Bir işyerinin satılması durumunda, işçiler aynı şartlarla çalışmaya devam ederler ve bu durum, yasal haklarda herhangi bir kayıba neden olmaz. Ancak, işyeri devri işçi için haklı fesih nedeni oluşturmaz ve bu sebeple işten ayrılan bir işçiye kıdem tazminatı ödenmez. Kıdem tazminatı ve yıllık ücretli izin haklarının belirlenmesi için, devir öncesi ve devir sonrası toplam çalışma süresi dikkate alınmalıdır.

Genelde işten kendi isteğiyle ayrılan işçi kıdem tazminatı alamaz. Ancak, kadın işçiler için özel bir düzenleme bulunmaktadır. Evlilik nedeniyle işten ayrılan kadın işçiler, çalışma süresine bağlı olarak kıdem tazminatı talep edebilirler. Bu haktan yararlanmak için iş sözleşmesini evlilik tarihinden itibaren 1 yıl içinde yazılı olarak sonlandırmak, evlilik belgesini işverene sunmak ve feshin nedeninin evlilik olduğunu açıkça belirtmek gerekmektedir.

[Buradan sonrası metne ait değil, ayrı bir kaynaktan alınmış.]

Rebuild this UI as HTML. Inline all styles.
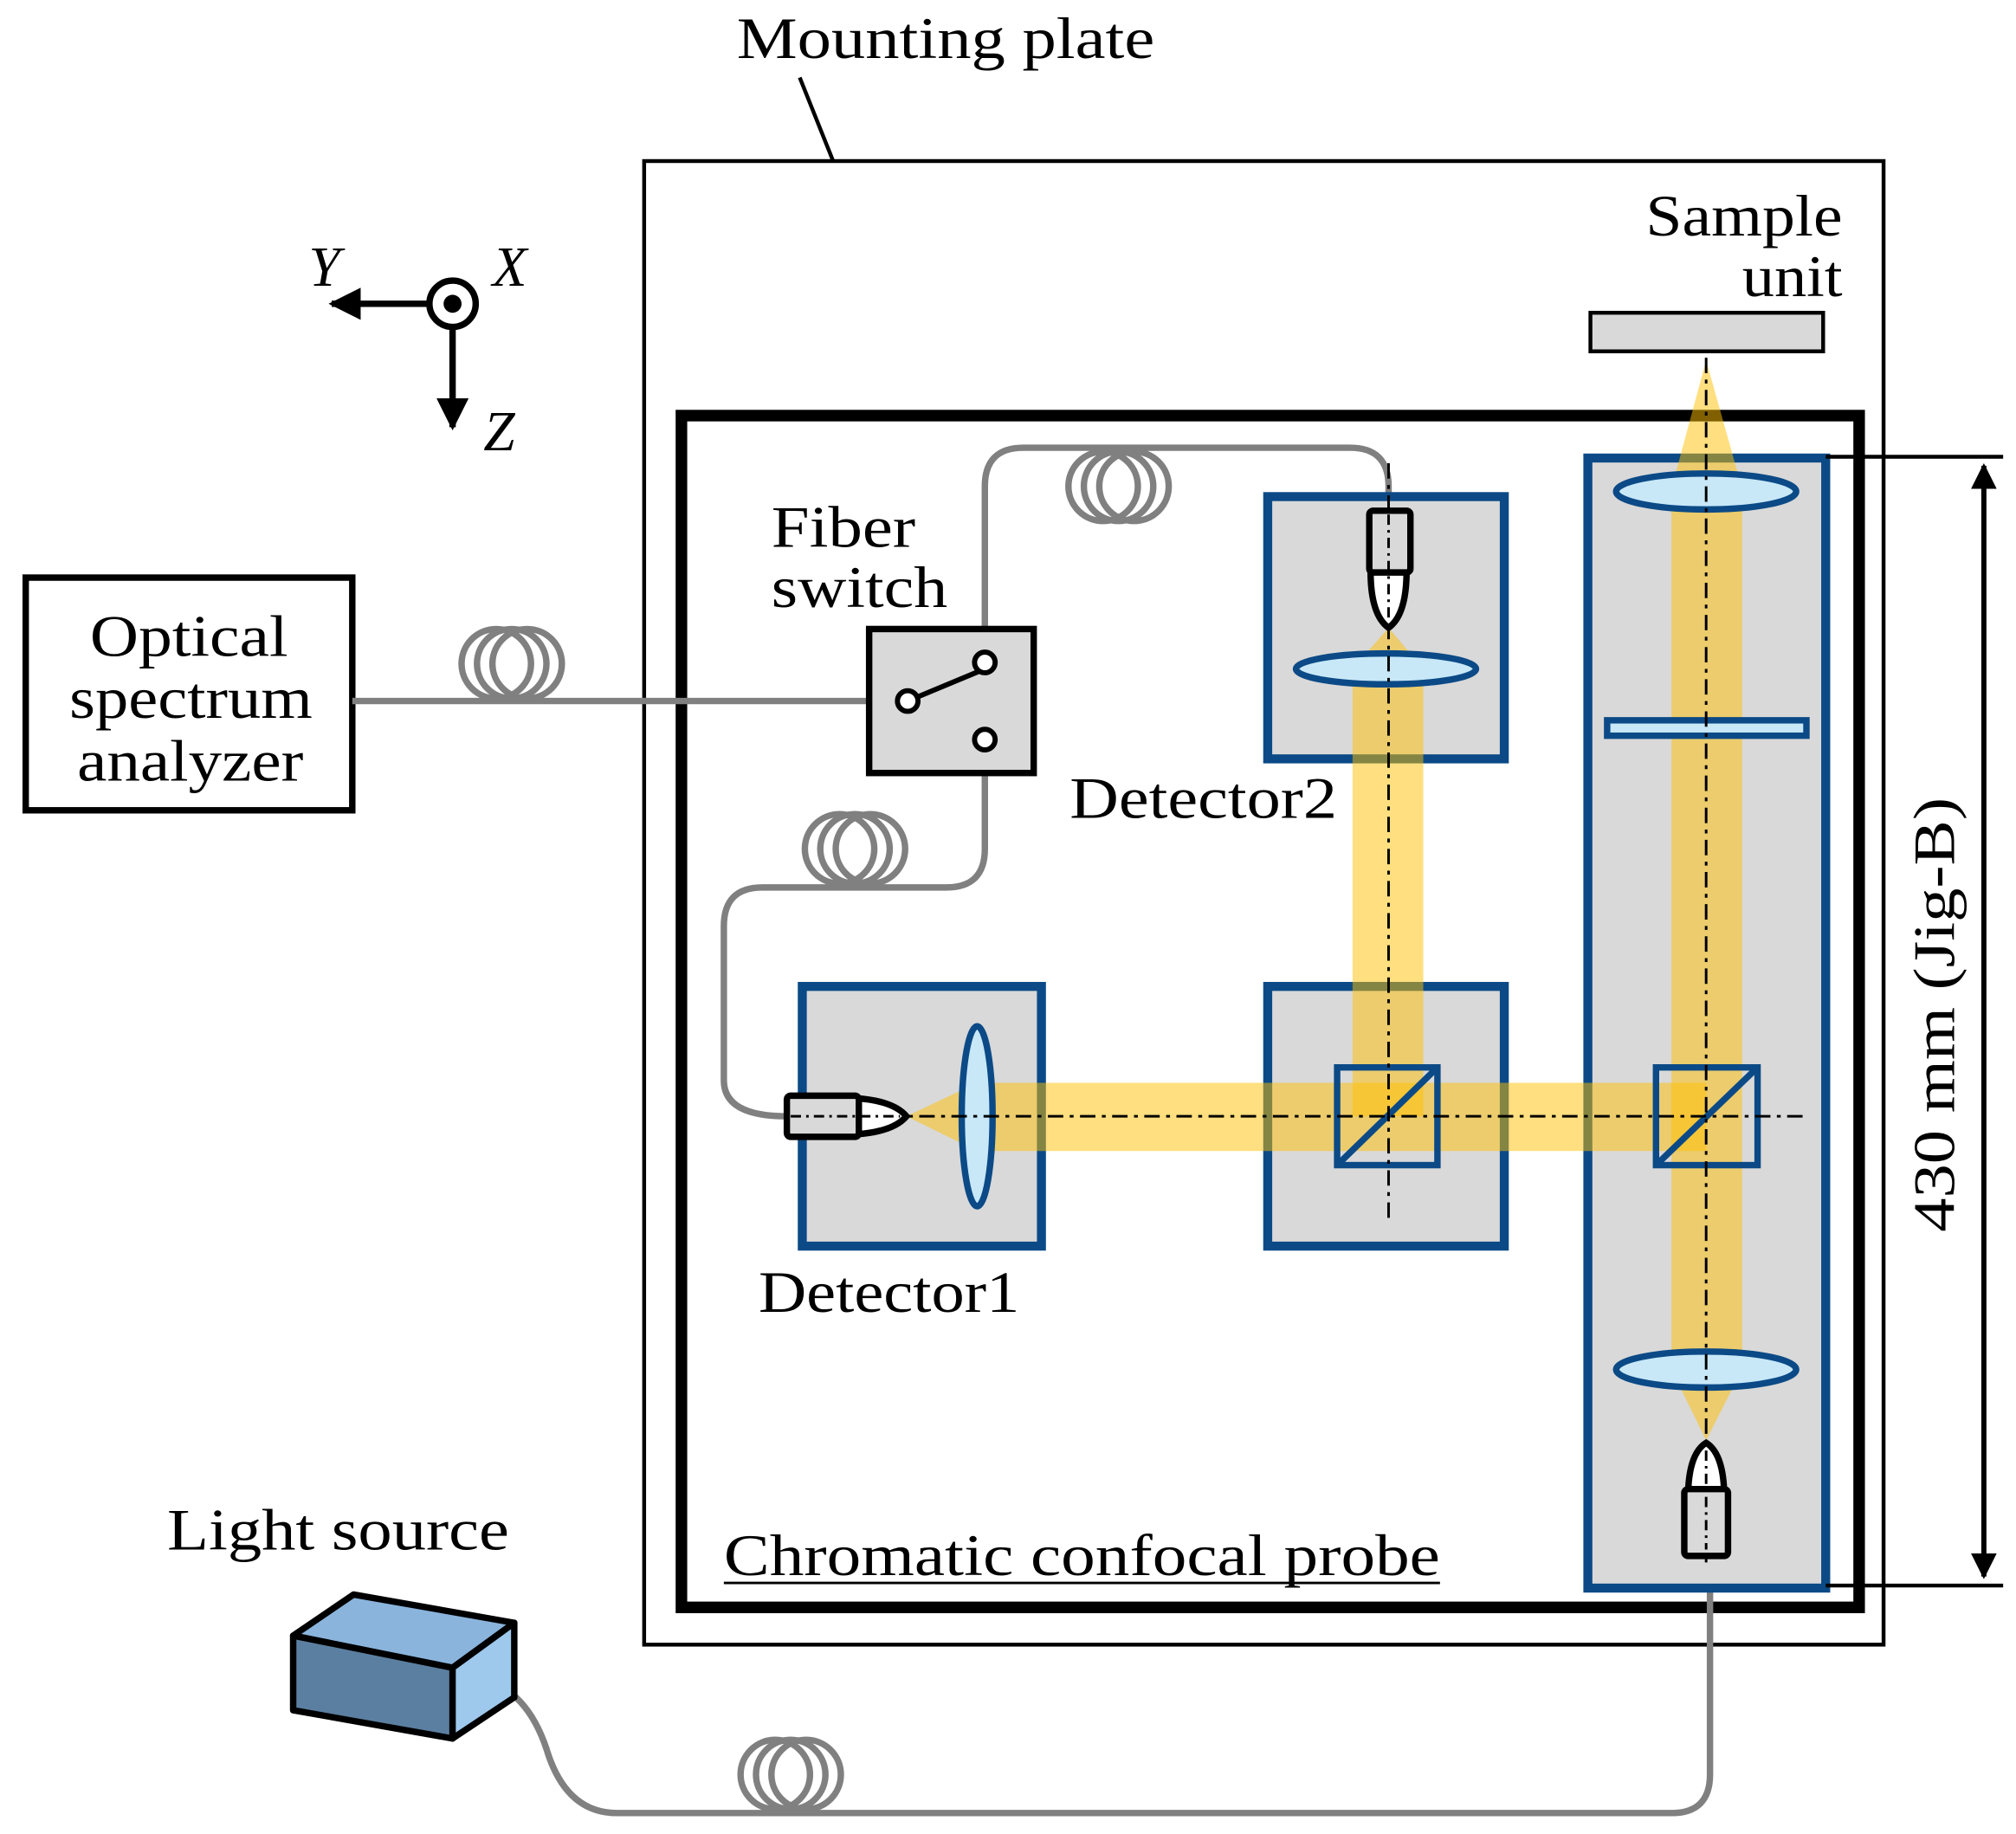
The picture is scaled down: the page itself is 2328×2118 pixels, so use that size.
<!DOCTYPE html>
<html><head><meta charset="utf-8"><style>html,body{margin:0;padding:0;background:#fff}svg{display:block}</style></head>
<body>
<svg width="2328" height="2118" viewBox="0 0 1568 1426" xmlns="http://www.w3.org/2000/svg" font-family="Liberation Serif, serif">
<defs>
<marker id="ah" viewBox="0 0 10 10" refX="9" refY="5" markerWidth="5" markerHeight="5" orient="auto-start-reverse"><path d="M0,0 L10,5 L0,10 z" fill="#000"/></marker>
</defs>
<rect width="1568" height="1426" fill="#fff"/>
<rect x="501" y="125" width="964" height="1154" fill="none" stroke="#000" stroke-width="3"/>
<text x="573" y="45" font-size="46" textLength="325" lengthAdjust="spacingAndGlyphs">Mounting plate</text>
<line x1="622" y1="60" x2="648" y2="125" stroke="#000" stroke-width="3"/>
<line x1="334" y1="236" x2="258" y2="236" stroke="#000" stroke-width="5" marker-end="url(#ah)"/>
<line x1="352" y1="254" x2="352" y2="332" stroke="#000" stroke-width="5" marker-end="url(#ah)"/>
<circle cx="352" cy="236" r="18" fill="#fff" stroke="#000" stroke-width="5"/>
<circle cx="352" cy="236" r="7" fill="#000"/>
<text x="240" y="222" font-size="44" font-style="italic">Y</text>
<text x="383" y="222" font-size="44" font-style="italic">X</text>
<text x="376" y="350" font-size="44" font-style="italic">Z</text>
<rect x="530" y="323" width="916" height="927" fill="none" stroke="#000" stroke-width="9"/>
<rect x="1237" y="243" width="181" height="30" fill="#d9d9d9" stroke="#000" stroke-width="3"/>
<text x="1280" y="183" font-size="46" textLength="153" lengthAdjust="spacingAndGlyphs">Sample</text>
<text x="1355" y="230" font-size="46" textLength="78" lengthAdjust="spacingAndGlyphs">unit</text>
<rect x="20" y="449" width="254" height="181" fill="#fff" stroke="#000" stroke-width="5"/>
<text x="70" y="510" font-size="46" textLength="154" lengthAdjust="spacingAndGlyphs">Optical</text>
<text x="54" y="558" font-size="46" textLength="189" lengthAdjust="spacingAndGlyphs">spectrum</text>
<text x="60" y="607" font-size="46" textLength="176" lengthAdjust="spacingAndGlyphs">analyzer</text>
<g fill="none" stroke="#808080" stroke-width="5">
<line x1="274" y1="545" x2="706" y2="545"/>
<circle cx="386" cy="516" r="27"/><circle cx="398" cy="516" r="27"/><circle cx="410" cy="516" r="27"/>
<path d="M766,515 L766,378 Q766,348 796,348 L1050,348 Q1080,348 1080,378 L1080,395"/>
<circle cx="858" cy="378" r="27"/><circle cx="870" cy="378" r="27"/><circle cx="882" cy="378" r="27"/>
<path d="M766,575 L766,660 Q766,690 736,690 L593,690 Q563,690 563,720 L563,840 Q563,868 612,868"/>
<circle cx="653" cy="660" r="27"/><circle cx="665" cy="660" r="27"/><circle cx="677" cy="660" r="27"/>
<path d="M375,1305 Q410,1315 425,1360 Q440,1410 480,1410 L1300,1410 Q1330,1410 1330,1380 L1330,1210"/>
<circle cx="603" cy="1380" r="27"/><circle cx="615" cy="1380" r="27"/><circle cx="627" cy="1380" r="27"/>
</g>
<rect x="676" y="489" width="128" height="112" fill="#d9d9d9" stroke="#000" stroke-width="5"/>
<line x1="706" y1="545" x2="766" y2="520" stroke="#000" stroke-width="4"/>
<circle cx="706" cy="545" r="8" fill="#fff" stroke="#000" stroke-width="4"/>
<circle cx="766" cy="515" r="8" fill="#fff" stroke="#000" stroke-width="4"/>
<circle cx="766" cy="575" r="8" fill="#fff" stroke="#000" stroke-width="4"/>
<text x="600" y="425" font-size="46" textLength="112" lengthAdjust="spacingAndGlyphs">Fiber</text>
<text x="600" y="472" font-size="46" textLength="137" lengthAdjust="spacingAndGlyphs">switch</text>
<g fill="#d9d9d9" stroke="#0b4a86" stroke-width="7">
<rect x="986" y="386" width="184" height="204"/>
<rect x="624" y="767" width="186" height="202"/>
<rect x="986" y="767" width="184" height="202"/>
<rect x="1235" y="356" width="185" height="879"/>
</g>
<g fill="#ffc000" fill-opacity="0.5">
<path d="M1327,280 L1355,380 L1355,1065 L1327,1120 L1300,1065 L1300,380 Z"/>
<path d="M705,868 L760,842 L1327,842 L1327,895 L760,895 Z"/>
<path d="M1080,488 L1107,520 L1107,868 L1052,868 L1052,520 Z"/>
</g>
<g fill="#c8e8f8" stroke="#0b4a86" stroke-width="5">
<ellipse cx="1078" cy="520" rx="70" ry="12"/>
<ellipse cx="760" cy="868" rx="12" ry="70"/>
<ellipse cx="1327" cy="382" rx="70" ry="14"/>
<ellipse cx="1327" cy="1065" rx="70" ry="14"/>
<rect x="1250" y="560" width="155" height="12"/>
</g>
<g fill="none" stroke="#0b4a86" stroke-width="5">
<rect x="1040" y="830" width="78" height="76"/><line x1="1040" y1="906" x2="1118" y2="830"/>
<rect x="1288" y="830" width="79" height="76"/><line x1="1288" y1="906" x2="1367" y2="830"/>
</g>
<g stroke="#000" stroke-width="2" stroke-dasharray="12,5,3,5" fill="none">
<line x1="1327" y1="278" x2="1327" y2="1215"/>
<line x1="640" y1="868" x2="1405" y2="868"/>
<line x1="1080" y1="360" x2="1080" y2="950"/>
</g>
<g stroke="#000" stroke-width="5">
<path d="M1066,444 L1094,444 Q1094,478 1080,488 Q1066,478 1066,444 Z" fill="#fff"/>
<rect x="1065" y="397" width="32" height="48" rx="3" fill="#d9d9d9"/>
<path d="M666,854 Q695,856 705,868 Q695,880 666,882 Z" fill="#fff"/>
<rect x="612" y="852" width="56" height="32" rx="3" fill="#d9d9d9"/>
<path d="M1313,1160 Q1314,1130 1327,1122 Q1340,1130 1341,1160 Z" fill="#fff"/>
<rect x="1310" y="1158" width="34" height="52" rx="3" fill="#d9d9d9"/>
</g>
<g stroke="#000" stroke-width="2" stroke-dasharray="8,4,2,4"><line x1="1080" y1="400" x2="1080" y2="480"/><line x1="615" y1="868" x2="700" y2="868"/><line x1="1327" y1="1128" x2="1327" y2="1205"/></g>
<text x="832" y="636" font-size="46" textLength="208" lengthAdjust="spacingAndGlyphs">Detector2</text>
<text x="590" y="1020" font-size="46" textLength="203" lengthAdjust="spacingAndGlyphs">Detector1</text>
<line x1="1420" y1="355" x2="1558" y2="355" stroke="#000" stroke-width="3"/>
<line x1="1420" y1="1233" x2="1558" y2="1233" stroke="#000" stroke-width="3"/>
<line x1="1543" y1="362" x2="1543" y2="1226" stroke="#000" stroke-width="4" marker-start="url(#ah)" marker-end="url(#ah)"/>
<text transform="translate(1520,789) rotate(-90)" font-size="46" text-anchor="middle" textLength="338" lengthAdjust="spacingAndGlyphs">430 mm (Jig-B)</text>
<text x="563" y="1225" font-size="46" textLength="557" lengthAdjust="spacingAndGlyphs">Chromatic confocal probe</text>
<line x1="563" y1="1231" x2="1120" y2="1231" stroke="#000" stroke-width="2"/>
<text x="130" y="1205" font-size="46" textLength="266" lengthAdjust="spacingAndGlyphs">Light source</text>
<g stroke="#000" stroke-width="5" stroke-linejoin="round">
<polygon points="228,1272 275,1240 400,1262 352,1297" fill="#8ab4dc"/>
<polygon points="228,1272 352,1297 352,1352 228,1330" fill="#5b7fa0"/>
<polygon points="352,1297 400,1262 400,1320 352,1352" fill="#9ec8ec"/>
</g>
</svg>
</body></html>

İş sözleşmesinin kıdem tazminatını gerektiren bir nedenle sona erdiğinde, her tam yıl için ödenen kıdem tazminatı, 30 günlük brüt ücret tutarını içermektedir. Bir yıldan fazla süreler oranlanarak hesaplamaya dahil edilir. Kıdem tazminatı hesaplamalarında, işçiye ödenen ücretin yanı sıra düzenli olarak sağlanan tüm para ve para ile ölçülebilen menfaatler (yol parası, yemek parası, düzenli ikramiye ödemeleri vb.) göz önünde bulundurulur. Ancak, her tam çalışma yılı için ödenen kıdem tazminatı tutarı, fesih tarihinde geçerli olan kıdem tazminatı tavanı ile sınırlıdır.

4857 sayılı İş Kanunu'nun 17. maddesine göre, iş sözleşmesini feshetmek isteyen tarafın, feshi yazılı olarak ve çalışma süresinin gerektirdiği bildirim süresine uygun bir şekilde diğer tarafa iletilmesi gerekmektedir. Bildirim süreleri şu şekildedir:

• İşi altı aydan az sürmüş işçi için, iki hafta,
• İşi altı aydan bir buçuk yıla kadar sürmüş işçi için, dört hafta,
• İşi bir buçuk yıldan üç yıla kadar sürmüş işçi için, altı hafta,
• İşi üç yıldan fazla sürmüş işçi için, sekiz hafta.

Bildirim sürelerine uymaksızın iş sözleşmesini fesheden taraf, ihbar tazminatı olarak söz konusu sürenin ücretini diğer tarafa ödemek zorundadır. Bildirim süreleri bölünemez ve kısmen uygulanamaz; aksi takdirde, tüm bildirim süresi esas alınarak ihbar tazminatı ödenmesi gerekmektedir.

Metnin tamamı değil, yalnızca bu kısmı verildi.